The film is beautifully shot and it's fascinating to walk into those worlds so long read about - I mean Milne's Chelsea and Sussex homes. I didn't realise until reading some reviews that not a word of Milne's is used, presumably because this wasn't made by Disney, which must be a tribute of sorts. It's not a film aimed primarily at children, although I have read that some war material was cut out. It doesn't feel like anything significant has been omitted; the war footage ties in with other impressionistic sequences. And it doesn't feel like a film which has been compromised. If anything, the Milne portrayed here is harsher than in real life.

I should also say that Ann Thwaite is credited as consultant and has declared herself pleased with the film.

Full disclosure: as mentioned in earlier posts, I once laboured over my own stage play about Milne so the above remarks should be read in that light. I may write about that in more detail another time.

*

Watching Goodbye Christopher Robin again a week later has increased my admiration for the craft behind it. The final sequence now seems to sit a little better: it's not implausible, after all, that his army experiences might have made Milne's son newly appreciative of his father's achievements, and if a hell of a lot is condensed into those exchanges in the station waiting room and these final moments when Christopher is home on leave, it's still the payoff the story requires.

It's also a nice touch that in the final shot we see Milne and the young Christopher Robin, not the soldier, walking home from Ashdown Forest. It suggests that, for a while anyway, the closeness between father and son has been restored to earlier days, but it also takes the story away from the specific circumstance of a grown up son on leave and reminds us of the bond which led to the immortal work, preserved in its pages.


It's a different sort of beast, but at the end of Dennis Potter's film Dreamchild, inspired by the fact that the elderly Alice Hargreaves (nee Liddell) visited America to celebrate Lewis Carroll's centenary, Potter has Alice say, during her address to a college, that only now can she "see the gift [of the books] whole." Potter has greater license to invent, but one hopes that such an epiphany might have been more than wishful thinking.

Going back to Goodbye Christopher Robin, this time around I was more keenly aware of how skilfully small details of Milne's life have been woven into the screenplay. Readers of The Enchanted Places may remember the story about Milne reprimanding Christopher for holding his knife and fork upright.
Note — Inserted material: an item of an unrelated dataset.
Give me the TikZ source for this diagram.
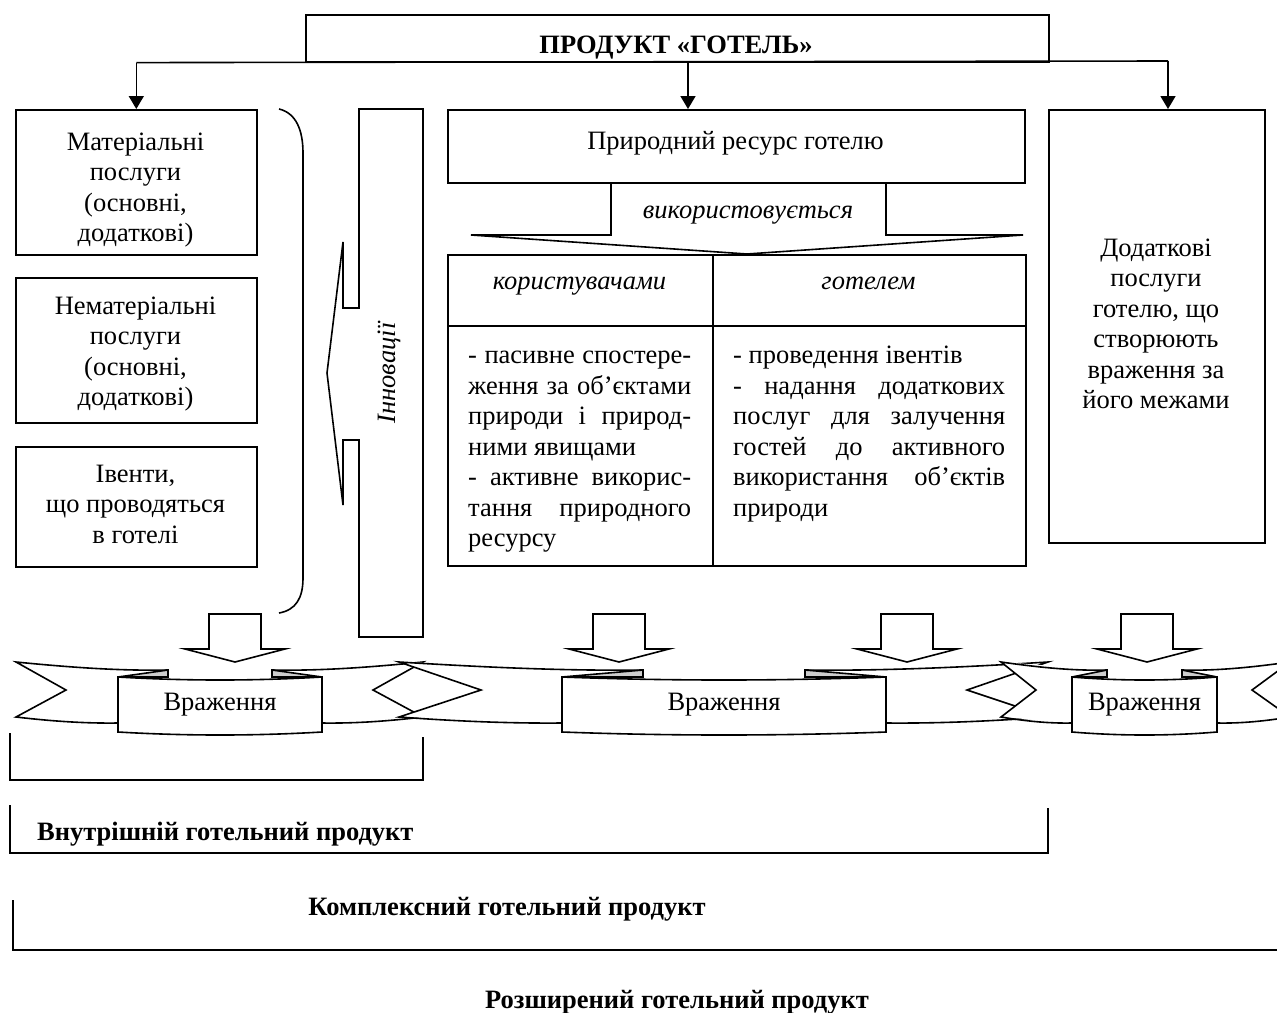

Pressed by his son for a reason, Milne can only say that someone falling through the ceiling might be impaled on the utensils - in other words, he was incapable of saying "Because I say so", "Because I'm your father," "Because it's etiquette," or whatever; in the film the remark is cleverly used to indicate a thawing in the relationship between father and son.

There is also a moment where, taking part in one of many promotions at a toyshop, the young Christopher, having just had the manager's role explained to him, innocently asks his mother: "Are you my manager?"

And Shepard, even if brought into the story too early in terms of historical fact, plays a useful role here as one able to understand the lingering effect of Milne's war experiences. Some reviewers have remarked on the fact that this Shepard's drawings don't look much like the real ones. Did Disney put an embargo upon using the real ones? In one sense it's a pity but it also sort of fits: a story which is both true and not true.